Mascarpone is a fantastic base to a cheesecake, giving it a smooth elegant texture.  Be sure to beat on slow to reduce the amount of air in the batter.  Baking it in a water bath allows for an even heat exchange and delivers an even bake.

Graham Cracker Crust

  • Total Time: 5m

Ingredients

  • 5 Graham crackers
  • 3 tbsp. Granulated sugar
  • 3 tbsp. Butter, salted
  • 1 pinch Cinnamon
  • 1 pinch Nutmeg, just a small pinch (optional)

Instructions

  1. Put graham crackers in a food processor and pulse until it's reduced to small crumbs. Add sugar and butter and pulse to combine.

Mascarpone Cheesecake

  • Prep Time: 15m
  • Cook Time: 25m

Ingredients

  • 6 oz Cream cheese, room temperature
  • 6 oz Mascarpone, room temperature
  • 1/8 c Sugar
  • 1 1/2 tsp. Lemon juice
  • 1 1/2 tsp. Bourbon vanilla
  • 1 Egg

Instructions

  1. Make graham cracker crust, pack into the baking dish and let rest in freezer until ready.
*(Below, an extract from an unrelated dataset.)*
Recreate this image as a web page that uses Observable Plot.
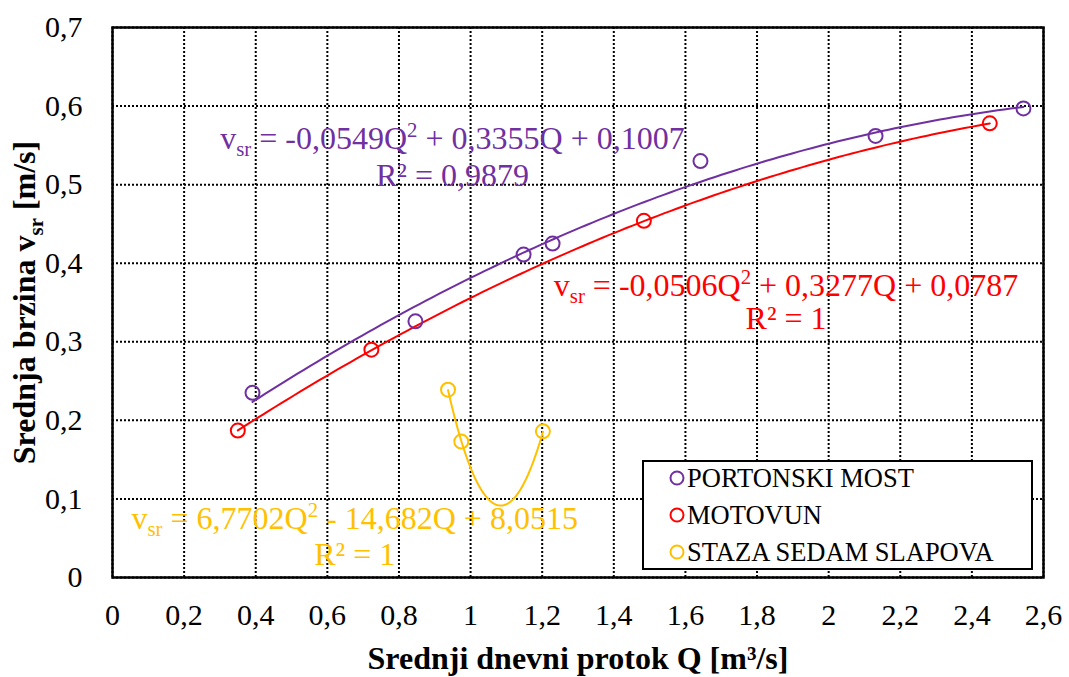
<!DOCTYPE html>
<html><head><meta charset="utf-8">
<script src="https://cdn.jsdelivr.net/npm/d3@7"></script>
<script src="https://cdn.jsdelivr.net/npm/@observablehq/plot@0.6"></script>
<style>
body{margin:0;background:#fff;}
#wrap{position:relative;width:1069px;height:677px;font-family:"Liberation Serif","Times New Roman",serif;}
#legend{position:absolute;left:642px;top:460px;width:387px;height:106px;border:2px solid #000;background:#fff;}
.item{position:absolute;left:0;height:37px;display:flex;align-items:center;font-size:26.5px;color:#000;white-space:nowrap;}
.item svg{margin-left:24px;margin-right:1px;}
</style></head><body><div id="wrap"></div>
<script>
// ---- data ----
const seriesNames = ["PORTONSKI MOST", "MOTOVUN", "STAZA SEDAM SLAPOVA"];
const seriesColors = ["#7030A0", "#FF0000", "#FFC000"];
const portonskiQ = [0.391, 0.846, 1.148, 1.229, 1.642, 2.131, 2.544];
const portonskiV = [0.235, 0.326, 0.411, 0.425, 0.530, 0.562, 0.597];
const motovunQ = [0.350, 0.723, 1.484, 2.450];
const motovunV = [0.187, 0.290, 0.454, 0.578];
const stazaQ = [0.937, 0.974, 1.202];
const stazaV = [0.239, 0.173, 0.186];
// polynomial trendline coefficients shown on the chart (a, b, c)
const trendCoefs = [[-0.0549, 0.3355, 0.1007], [-0.0506, 0.3277, 0.0787], [6.7702, -14.682, 8.0515]];
const eqLine1 = ["v_{sr} = -0,0549Q^{2} + 0,3355Q + 0,1007", "v_{sr} = -0,0506Q^{2} + 0,3277Q + 0,0787", "v_{sr} = 6,7702Q^{2} - 14,682Q + 8,0515"];
const eqLine2 = ["R² = 0,9879", "R² = 1", "R² = 1"];
const eqQ = [0.9495, 1.881, 0.6764];
const eqV1 = [0.5590, 0.3719, 0.0750];
const eqV2 = [0.5119, 0.3299, 0.0295];
const xTicks = [0, 0.2, 0.4, 0.6, 0.8, 1, 1.2, 1.4, 1.6, 1.8, 2, 2.2, 2.4, 2.6];
const yTicks = [0, 0.1, 0.2, 0.3, 0.4, 0.5, 0.6, 0.7];
const xLabel = "Srednji dnevni protok Q [m³/s]";
const yLabel = "Srednja brzina v_{sr} [m/s]";

// ---- build tables ----
const seriesQ = [portonskiQ, motovunQ, stazaQ];
const seriesV = [portonskiV, motovunV, stazaV];
const points = seriesQ.flatMap((qs, i) => qs.map((q, j) => ({s: i, Q: q, v: seriesV[i][j]})));
const curves = seriesQ.map((qs, i) => {
  const [a, b, c] = trendCoefs[i];
  const lo = d3.min(qs), hi = d3.max(qs), n = 120;
  return d3.range(n + 1).map(k => {
    const Q = lo + (hi - lo) * k / n;
    return {s: i, Q, v: a * Q * Q + b * Q + c};
  });
});
const eqs = seriesNames.map((_, i) => ({s: i, Q: eqQ[i], v1: eqV1[i], v2: eqV2[i], l1: eqLine1[i], l2: eqLine2[i]}));
const fmt = d => String(d).replace(".", ",");

const plot = Plot.plot({
  width: 1069, height: 677,
  marginLeft: 112, marginRight: 26, marginTop: 27, marginBottom: 100,
  style: {fontFamily: "'Liberation Serif', 'Times New Roman', serif", background: "white", color: "black", overflow: "visible"},
  x: {domain: [0, 2.6]},
  y: {domain: [0, 0.7]},
  marks: [
    Plot.gridX(xTicks, {stroke: "black", strokeOpacity: 1, strokeWidth: 2, strokeDasharray: "2,2"}),
    Plot.gridY(yTicks, {stroke: "black", strokeOpacity: 1, strokeWidth: 2, strokeDasharray: "2,2"}),
    Plot.axisX({ticks: xTicks, tickSize: 0, tickPadding: 26, fontSize: 30, tickFormat: fmt,
      label: xLabel, labelAnchor: "center", labelOffset: 91, labelArrow: "none"}),
    Plot.axisY({ticks: yTicks, tickSize: 0, tickPadding: 30, fontSize: 30, tickFormat: fmt,
      label: yLabel, labelAnchor: "center", labelOffset: 100, labelArrow: "none"}),
    ...curves.map((c, i) => Plot.line(c, {x: "Q", y: "v", stroke: seriesColors[i], strokeWidth: 2})),
    Plot.dot(points, {x: "Q", y: "v", r: 7, fill: "none", stroke: d => seriesColors[d.s], strokeWidth: 2}),
    Plot.text(eqs, {x: "Q", y: "v1", text: "l1", fill: d => seriesColors[d.s], fontSize: 32, textAnchor: "middle", lineAnchor: "middle"}),
    Plot.text(eqs, {x: "Q", y: "v2", text: "l2", fill: d => seriesColors[d.s], fontSize: 32, textAnchor: "middle", lineAnchor: "middle"}),
    Plot.frame({stroke: "black", strokeWidth: 2.5})
  ]
});

// rich text: _{..} subscript, ^{..} superscript
function richify(textEl, fs) {
  const s = textEl.textContent;
  if (!/[_^]\{/.test(s)) return;
  const parts = s.split(/([_^]\{[^}]*\})/);
  while (textEl.firstChild) textEl.removeChild(textEl.firstChild);
  let shift = 0;
  const ns = "http://www.w3.org/2000/svg";
  for (const p of parts) {
    if (!p) continue;
    const t = document.createElementNS(ns, "tspan");
    let target = 0, content = p, small = false;
    if (p.startsWith("_{")) { target = 0.24 * fs; content = p.slice(2, -1); small = true; }
    else if (p.startsWith("^{")) { target = -0.36 * fs; content = p.slice(2, -1); small = true; }
    t.setAttribute("dy", target - shift);
    shift = target;
    if (small) t.setAttribute("font-size", 0.65 * fs);
    t.textContent = content;
    textEl.appendChild(t);
  }
}
const svg = plot.tagName.toLowerCase() === "svg" ? plot : plot.querySelector("svg");
svg.querySelectorAll('[aria-label$="axis label"]').forEach(g => {
  g.setAttribute("font-size", 32);
  g.setAttribute("font-weight", "bold");
  g.querySelectorAll("text").forEach(t => richify(t, 32));
});
svg.querySelectorAll('[aria-label="text"] text').forEach(t => richify(t, 32));

const wrap = document.getElementById("wrap");
wrap.appendChild(plot);
const legend = document.createElement("div");
legend.id = "legend";
seriesNames.forEach((name, i) => {
  const it = document.createElement("div");
  it.className = "item";
  it.style.top = (-2.5 + 37 * i) + "px";
  it.innerHTML = `<svg width="18" height="18"><circle cx="9" cy="9" r="6.5" fill="none" stroke="${seriesColors[i]}" stroke-width="2"/></svg><span>${name}</span>`;
  legend.appendChild(it);
});
wrap.appendChild(legend);
</script></body></html>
If using a springform pan, double wrap the outside in aluminum foil.
  2. Preheat oven to 350°F.
  3. Beat all ingredients except the egg on low until combined.
  4. Add egg and beat on low until combined.
  5. Pour mixture over the graham cracker crust into the baking dish.
  6. Place the baking dish / springform pan in a larger baking pan with 1 inch water (this will help the cake cook evenly throughout).
  7. Bake for 50-60 mins or until browned on top and set. Let refrigerate for a couple hours before serving, preferably overnight.